Aunque la empresa fracasó, siguieron trabajando juntos, al punto que Iwerks creó a Mickey Mouse en 1928, pero Walt le escatimó el mérito y más bien su hija Diana, en la La historia de Walt Disney, vendió la idea de que su padre fue el inventor del bichillo durante un viaje en tren en Misisipi.
Walt se casó en 1925 con Liliam Bounds, una de sus empleadas, pero más por necesidad que por afecto. Resultó que su hermano Roy se marchó del departamento que compartían y Walt buscó alguien que hiciera los oficios domésticos. Con Liliam, tuvo a Diana y adoptaron a Sharon.
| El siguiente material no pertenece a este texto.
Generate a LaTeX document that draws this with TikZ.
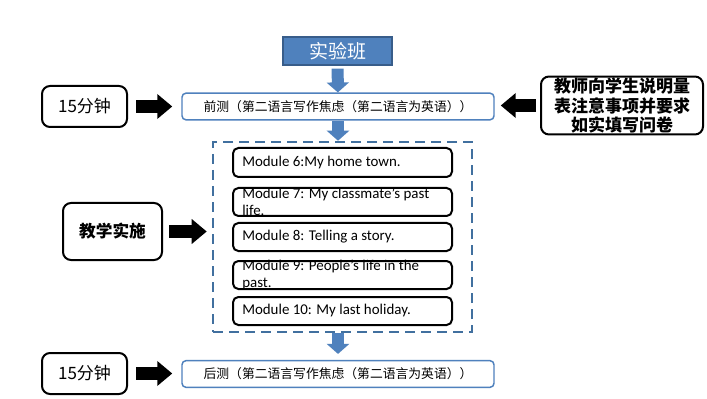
\documentclass[tikz,border=0pt]{standalone}
\usepackage{fontspec}
\setmainfont{Carlito}
\newfontfamily\cjk{Noto Sans CJK SC}
\usetikzlibrary{arrows.meta}
\definecolor{boxblue}{HTML}{4F81BD}
\definecolor{boxbluedark}{HTML}{385D8A}
\definecolor{frameblue}{HTML}{41709F}
\begin{document}
\begin{tikzpicture}[x=0.75pt,y=-0.75pt,
  titlebox/.style={draw=boxbluedark,fill=boxblue,line width=1pt,text=white,
    minimum width=81.75pt,minimum height=21pt,font=\cjk\fontsize{14.25}{16}\selectfont},
  testbox/.style={draw=boxblue,line width=1.1pt,rounded corners=3pt,fill=white,
    minimum width=234pt,minimum height=20pt,font=\cjk\fontsize{9.6}{11}\selectfont},
  timebox/.style={draw=black,line width=1.5pt,rounded corners=6pt,fill=white,
    minimum width=63.75pt,minimum height=30.75pt,font=\cjk\fontsize{12.75}{15}\selectfont},
  modbox/.style={draw=black,line width=1.5pt,rounded corners=4pt,fill=white,
    minimum width=164.25pt,minimum height=21pt},
  modtext/.style={anchor=west,inner xsep=7.5pt,align=left,font=\fontsize{11.2}{12.8}\selectfont},
  blackarrow/.style={line width=9.75pt,-{Triangle[length=11.25pt,width=18pt]}},
  bluearrow/.style={line width=9pt,boxblue,-{Triangle[length=7.5pt,width=16.5pt]}}]
\useasboundingbox[fill=white] (0,0) rectangle (707,399);
\node[titlebox] (class) at (337.5,51) {实验班};
\node[testbox] (pre) at (338,106.5) {前测（第二语言写作焦虑（第二语言为英语））};
\node[testbox] (post) at (338,374) {后测（第二语言写作焦虑（第二语言为英语））};
\node[timebox] (time1) at (84.5,106.5) {15分钟};
\node[timebox] (time2) at (84.5,373.5) {15分钟};
\node[timebox,minimum width=74.25pt,minimum height=42.75pt,font=\cjk\bfseries\fontsize{12.5}{15}\selectfont] (teach) at (112.5,231.5) {教学实施};
\node[timebox,minimum width=121.5pt,minimum height=41.25pt,align=center,inner sep=1pt,
  font=\cjk\bfseries\fontsize{12.75}{14.6}\selectfont] (note) at (622,105.5)
  {教师向学生说明量\\表注意事项并要求\\如实填写问卷};
\node[draw=frameblue,line width=1.9pt,dash pattern=on 7.5pt off 4.5pt,
  minimum width=194.25pt,minimum height=142.5pt] (frame) at (342.5,237) {};
\node[modbox,minimum height=21.75pt] (mod6) at (342.5,162.5) {};
\node[modbox] (mod7) at (342.5,202) {};
\node[modbox] (mod8) at (342.5,237) {};
\node[modbox] (mod9) at (342.5,275) {};
\node[modbox] (mod10) at (342.5,311) {};
\node[modtext] at (mod6.west) {Module 6:My home town.};
\node[modtext] at (mod7.west) {Module 7: My classmate's past\\life.};
\node[modtext] at (mod8.west) {Module 8: Telling a story.};
\node[modtext] at (mod9.west) {Module 9: People's life in the\\past.};
\node[modtext] at (mod10.west) {Module 10: My last holiday.};
\draw[bluearrow,shorten <=2.25pt] (class) -- (pre);
\draw[bluearrow] (pre.south) -- (pre.south |- frame.north);
\draw[bluearrow,shorten >=4.5pt] (frame.south -| post) -- (post.north);
\draw[blackarrow,shorten <=6pt,shorten >=6.75pt] (time1) -- (time1 -| pre.west);
\draw[blackarrow,shorten <=6pt,shorten >=6.75pt] (time2) -- (time2 -| post.west);
\draw[blackarrow,shorten <=4.5pt,shorten >=3.75pt] (teach) -- (teach -| frame.west);
\draw[blackarrow,shorten <=3pt,shorten >=4.5pt] (note) -- (note -| pre.east);
\end{tikzpicture}
\end{document}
El controversial libro de Marc Eliot asegura que la familia siempre fue el foco de las crisis emocionales de Disney. La madre murió asfixiada por una fuga en un calentador a gas; otros dicen que se suicidó. Al parecer, Walt tuvo amoríos secretos con una masajista –Hazel George – y padecía de insomnio crónico, por lo cual ingería cantidades industriales de pastillas, alcohol, fumaba más que una ramera desocupada, era un dipsómano y tenía extraños tics en el rostro.
A trancas y barrancas consolidó los Studios Disney, fundados en 1923, que según Marie Stimson Beardsley –sindicalista purgada tras una huelga en 1941 – “se ha negado a reconocer todos estos años el talento ingente que produjeron sus trabajadores en horas sin fin y a bajo precio”.
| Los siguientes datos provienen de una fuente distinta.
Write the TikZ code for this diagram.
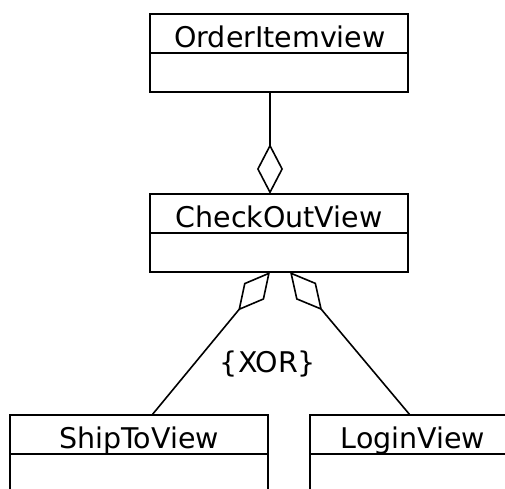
\documentclass[tikz,border=0pt]{standalone}
\usepackage{fontspec}
\setmainfont{DejaVu Sans}
\usetikzlibrary{arrows.meta}
\begin{document}
\begin{tikzpicture}[x=1pt,y=-1pt,
  classbox/.style={draw, line width=1.8pt, minimum width=258pt, minimum height=78pt, inner sep=0pt, outer sep=0pt},
  classname/.style={anchor=base, inner sep=0pt, font=\fontsize{28.5}{34}\selectfont},
  aggr/.style={draw, line width=1.6pt, -{Diamond[open, length=50pt, width=26pt, line width=1.6pt]}}]
\useasboundingbox (0,0) rectangle (505,488);
\clip (0,0) rectangle (505,488);
% boxes
\node[classbox] (oi) at (279,53) {};
\node[classbox] (co) at (279,233) {};
\node[classbox] (st) at (139,454) {};
\node[classbox] (lv) at (439,454) {};
\foreach \b in {oi,co,st,lv} \draw[line width=1.8pt] (\b.west) -- (\b.east);
% names
\node[classname] (oit) at (280,47) {OrderItemview};
\node[classname] (cot) at (279,227) {CheckOutView};
\node[classname] (stt) at (139,448) {ShipToView};
\node[classname] (lvt) at (413,448) {LoginView};
\node[classname] (xor) at (268,372) {\{XOR\}};
% connectors
\draw[aggr] ([xshift=-9pt]oi.south) -- ([xshift=-9pt]co.north);
\draw[aggr] ([xshift=13pt]st.north) -- ([xshift=-9pt]co.south);
\draw[aggr] ([xshift=-29pt]lv.north) -- ([xshift=11pt]co.south);
\end{tikzpicture}
\end{document}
La tacañería de Walt era tan proverbial como su aversión a los sindicatos, a los hippies, a los judíos, a los extranjeros, a los negros y a las mujeres, tanto así que sus personajes reflejan esos laberintos de su personalidad, analizados por Ariel y Armand Mattelart en Para leer al Pato Donald.
Como Mickey Mouse, en El aprendiz de brujo, hurgar en los pasadizos de Walt Disney sería invocar las fuerzas inescrutables de un hombre que siempre pensó, creyó y se atrevió a realizar un sueño que empezó con un ratón.